The relentless expansion of scientific literature presents significant challenges for navigation and knowledge discovery. Within Research Information Retrieval, established tasks such as text summarization and classification remain crucial for enabling researchers and practitioners to effectively navigate this vast landscape, so that efforts have increasingly been focused on developing advanced research information systems. These systems aim not only to provide standard keyword-based search functionalities but also to incorporate capabilities for automatic content categorization within knowledge-intensive organizations across academia and industry. This study systematically evaluates the performance of off-the-shelf Large Language Models (LLMs) in analyzing scientific texts according to a given classification scheme. We utilized the hierarchical ORKG taxonomy as a classification framework, employing the FORC dataset as ground truth. We investigated the effectiveness of advanced prompt engineering strategies, namely In-Context Learning (ICL) and Prompt Chaining, and experimentally explored the influence of the LLMs' temperature hyperparameter on classification accuracy.

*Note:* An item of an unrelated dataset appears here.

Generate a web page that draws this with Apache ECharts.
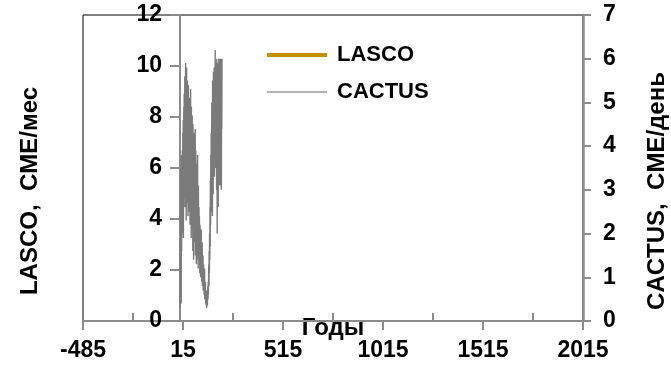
<!DOCTYPE html>
<html>
<head>
<meta charset="utf-8">
<script src="https://cdn.jsdelivr.net/npm/echarts@6/dist/echarts.min.js"></script>
<style>
  html, body { margin: 0; padding: 0; background: #fff; }
  #chart { width: 671px; height: 370px; }
</style>
</head>
<body>
<div id="chart"></div>
<script>
// X axis: month number, labelled every 500 from -485 to 2015
const xTickValues = [-485, 15, 515, 1015, 1515, 2015];
const xMinorTicks = [-235, 265, 765, 1265, 1765];
const xRange = [-485, 2015];

// Left axis (LASCO, CME per month) and right axis (CACTUS, CME per day)
const leftTicks = { min: 0, max: 12, step: 2 };
const rightTicks = { min: 0, max: 7, step: 1 };

// LASCO monthly rate: no points shown in this plot
const lascoValues = [];

// CACTUS daily CME rate, one value per month starting at month 0
const cactusValues = [
  0.3, 1.8, 0.6, 3.5, 1.1, 2.6, 0.4, 3.8, 1.6, 2.9, 3.4, 2.2,
  3.9, 2.0, 4.3, 2.5, 4.6, 1.9, 3.7, 4.9, 2.8, 5.2, 3.1, 4.4,
  5.6, 2.6, 4.8, 3.4, 5.9, 3.0, 5.1, 2.3, 4.7, 5.8, 3.2, 4.9,
  2.7, 5.5, 3.6, 5.2, 2.4, 4.6, 5.4, 3.0, 4.1, 5.0, 2.5, 4.8,
  3.3, 5.1, 2.2, 4.5, 3.9, 5.3, 2.8, 4.2, 1.9, 4.9, 3.5, 4.4,
  2.1, 4.7, 3.2, 4.0, 1.6, 4.5, 2.9, 3.7, 1.4, 4.3, 2.6, 3.5,
  4.1, 1.8, 3.3, 2.4, 4.4, 1.5, 3.0, 3.9, 2.1, 2.8, 1.3, 3.6,
  2.3, 3.2, 1.4, 2.7, 3.8, 1.7, 2.5, 1.2, 3.1, 2.0, 1.6, 2.6,
  1.5, 2.4, 1.9, 1.1, 2.2, 1.7, 2.0, 1.0, 1.8, 1.4, 2.1, 1.2,
  1.6, 0.9, 1.4, 1.8, 0.8, 1.3, 1.0, 1.5, 0.7, 1.1, 1.3, 0.8,
  1.0, 0.6, 0.9, 1.2, 0.5, 0.8, 0.6, 0.9, 0.4, 0.7, 0.5, 0.35,
  0.6, 0.3, 0.5, 0.4, 0.7, 0.35, 0.6, 0.8, 0.5, 0.9, 0.6, 1.0,
  1.3, 0.8, 1.6, 1.1, 2.0, 1.4, 2.6, 1.7, 3.2, 2.2, 3.8, 2.5,
  4.3, 2.8, 3.6, 5.0, 3.1, 4.6, 2.4, 5.5, 3.4, 4.9, 2.9, 5.7,
  3.6, 5.2, 4.0, 5.8, 3.3, 4.7, 5.5, 3.9, 6.2, 4.4, 5.1, 3.5,
  5.9, 4.2, 5.6, 3.0, 6.0, 4.8, 2.0, 5.4, 3.7, 5.9, 4.5, 2.6,
  5.7, 3.8, 6.0, 4.3, 3.1, 5.6, 4.9, 6.0, 3.4, 5.8, 4.6, 3.1,
  6.0, 4.1, 5.9, 3.0, 5.7, 4.4, 6.0
];

const FONT = '"Liberation Sans", Arial, sans-serif';
const AXIS_GRAY = '#8c8c8c';
const LASCO_COLOR = '#bf9000';
const CACTUS_COLOR = '#7a7a7a';

const GRID = { left: 83, top: 15, width: 500, height: 306 };
// the left value axis crosses the time axis at month 0
const leftAxisShift = -GRID.width * (0 - xRange[0]) / (xRange[1] - xRange[0]);

const toPairs = vals => vals.map((v, i) => [i, v]);
const boldText = (size) => ({ fontFamily: FONT, fontSize: size, fontWeight: 'bold', color: '#000' });

const chart = echarts.init(document.getElementById('chart'), null, { renderer: 'canvas' });

chart.setOption({
  animation: false,
  backgroundColor: '#fff',
  textStyle: { fontFamily: FONT },
  grid: {
    left: GRID.left, top: GRID.top, width: GRID.width, height: GRID.height,
    containLabel: false,
    outerBoundsMode: 'none',
    show: true, borderColor: '#000', borderWidth: 1, backgroundColor: 'transparent'
  },
  legend: {
    orient: 'vertical',
    left: 262, top: 39,
    itemWidth: 60, itemHeight: 14, itemGap: 15,
    symbolKeepAspect: true,
    textStyle: Object.assign(boldText(22), { lineHeight: 22, padding: [0, 0, 0, 5] }),
    data: [
      { name: 'LASCO', icon: 'path://M0,0L60,0L60,4L0,4Z', itemStyle: { color: LASCO_COLOR } },
      { name: 'CACTUS', icon: 'path://M0,0L60,0L60,1.5L0,1.5Z', itemStyle: { color: '#999999' } }
    ]
  },
  xAxis: [
    {
      type: 'value',
      min: xRange[0], max: xRange[1],
      position: 'bottom',
      name: 'Годы',
      nameLocation: 'middle',
      nameGap: -5,
      nameMoveOverlap: false,
      nameTextStyle: boldText(24),
      axisLine: { show: true, onZero: false, lineStyle: { color: AXIS_GRAY, width: 2 } },
      axisTick: { show: true, inside: false, length: 9, customValues: xTickValues, lineStyle: { color: AXIS_GRAY, width: 2 } },
      axisLabel: Object.assign(boldText(23), {
        customValues: xTickValues, margin: 18,
        formatter: v => String(v)
      }),
      splitLine: { show: false }
    },
    {
      type: 'value',
      min: xRange[0], max: xRange[1],
      position: 'bottom',
      axisLine: { show: false, onZero: false },
      axisTick: { show: true, inside: true, length: 8, customValues: xMinorTicks, lineStyle: { color: AXIS_GRAY, width: 2 } },
      axisLabel: { show: false },
      splitLine: { show: false }
    }
  ],
  yAxis: [
    {
      type: 'value',
      min: leftTicks.min, max: leftTicks.max, interval: leftTicks.step,
      position: 'left',
      offset: leftAxisShift,
      name: 'LASCO,  CME/мес',
      nameLocation: 'middle',
      nameRotate: 90,
      nameGap: 138,
      nameMoveOverlap: false,
      nameTextStyle: Object.assign(boldText(24), { padding: [0, 46, 0, 0] }),
      axisLine: { show: true, onZero: false, lineStyle: { color: AXIS_GRAY, width: 2 } },
      axisTick: { show: true, inside: false, length: 10, lineStyle: { color: AXIS_GRAY, width: 2 } },
      axisLabel: Object.assign(boldText(23), { margin: 18 }),
      splitLine: { show: false }
    },
    {
      type: 'value',
      min: rightTicks.min, max: rightTicks.max, interval: rightTicks.step,
      position: 'right',
      name: 'CACTUS,  CME/день',
      nameLocation: 'middle',
      nameRotate: 90,
      nameGap: 62,
      nameMoveOverlap: false,
      nameTextStyle: Object.assign(boldText(24), { padding: [0, 46, 0, 0] }),
      axisLine: { show: true, onZero: false, lineStyle: { color: AXIS_GRAY, width: 2.5 } },
      axisTick: { show: true, inside: false, length: 8, lineStyle: { color: AXIS_GRAY, width: 2 } },
      axisLabel: Object.assign(boldText(23), { margin: 20 }),
      splitLine: { show: false }
    }
  ],
  series: [
    {
      name: 'LASCO',
      type: 'line',
      xAxisIndex: 0,
      yAxisIndex: 0,
      data: toPairs(lascoValues),
      symbol: 'none',
      color: LASCO_COLOR,
      lineStyle: { color: LASCO_COLOR, width: 4 }
    },
    {
      name: 'CACTUS',
      type: 'line',
      xAxisIndex: 0,
      yAxisIndex: 1,
      data: toPairs(cactusValues),
      symbol: 'none',
      color: CACTUS_COLOR,
      lineStyle: { color: CACTUS_COLOR, width: 1.4 }
    }
  ]
});
</script>
</body>
</html>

Our experiments demonstrate that Prompt Chaining yields superior classification accuracy compared to pure ICL, particularly when applied to the nested structure of the ORKG taxonomy. LLMs with prompt chaining outperform the state-of-the-art models for domain (1st level) prediction and show even better performance for subject (2nd level) prediction compared to the older BERT model. However, LLMs are not yet able to perform well in classifying the topic (3rd level) of research areas based on this specific hierarchical taxonomy, as they only reach about 50% accuracy even with prompt chaining.